Digital Autopsy – an innovative technique designed to replace the century-old post-mortem examination – has been introduced in Kuala Lumpur and will arrive to the UK within months.
Connecting a conventional CT or MRI scanner to a 3D imaging software tool developed by Malaysian company iGene, pathologists can display and examine cadavers in a much cleaner fashion than conventional scalpel-based methods allow.
Using a large touchscreen to display the body's 3D image, they can zoom into areas of the corpse they want to study in greater detail and remove layers of clothes and tissues without having to cut them.
The man behind the project, Malaysian entrepreneur Matt Chandran, believes Digital Autopsy will prove cheaper, faster, more efficient and more respectful to emotions of relatives of the deceased.
The entrepreneur said the market potential of the device is enormous as about 10 per cent of 70 million people who die each year around the world require autopsy due to medical or legal concerns. "That's a huge number, so we're of the view that this is a major line of services that is shaping up around the world," he said.
Building on the legacy of radiology, iGene, though not the first to perform digital autopsy, claims to be the only company so far to offer a full-package tool that is ready to be sold commercially. The world’s first ever virtual autopsy was conducted in Israel in 1994 and the US military has been doing CT scans of soldiers killed in Iraq and Afghanistan since 2004.
In the upcoming months, the company plans to bring its first Digital Autopsy suite to Britain, installing it in a morgue in Sheffield in October.
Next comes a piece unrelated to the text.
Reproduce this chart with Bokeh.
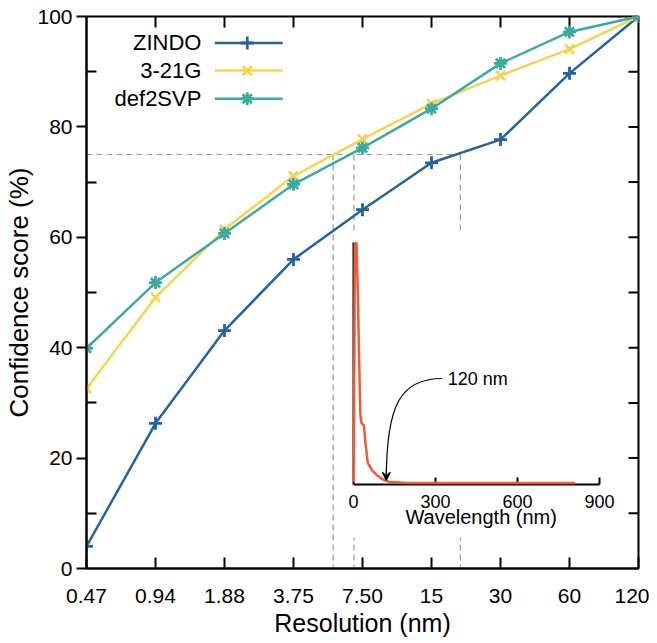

The company wants to invest nearly £50m to build facilities in the UK and believes the investment would pay off as many bereaved might find digital autopsy more respectful to the remains of their loved ones.
Every time a coroner requires an autopsy to be performed on a body, relatives of the deceased will be given an option of either subjecting the corpse to a conventional procedure free of charge, or opt for the digital autopsy for £500.
However, some experts remain sceptical whether digital technology is mature enough to fully replace the conventional procedure, citing its limited ability to identify certain diseases as the main weakness.
"There are centres providing such services, but others have been more cautious and are still at a research stage," said Guy Rutty, chief forensic pathologist at the University of Leicester and one of pioneers of digital autopsy techniques in the UK.
Though iGene admits there is still room for improvement, the company remains committed to a digital future.
“The future will be for smaller companies who are bringing a service for this niche," Chandran said. "The most important thing is that you have a real chain based on IT."
In the future, Chandran believes, 3D scans might become an integral part of regular medical check-ups, creating a huge digital library of every person present and future.
"Just like a birth certificate starts with the birth of a baby, the end of a person's life will end with a report in which the 3D body of a person is captured," he said. "In that way we can archive every person born on this planet."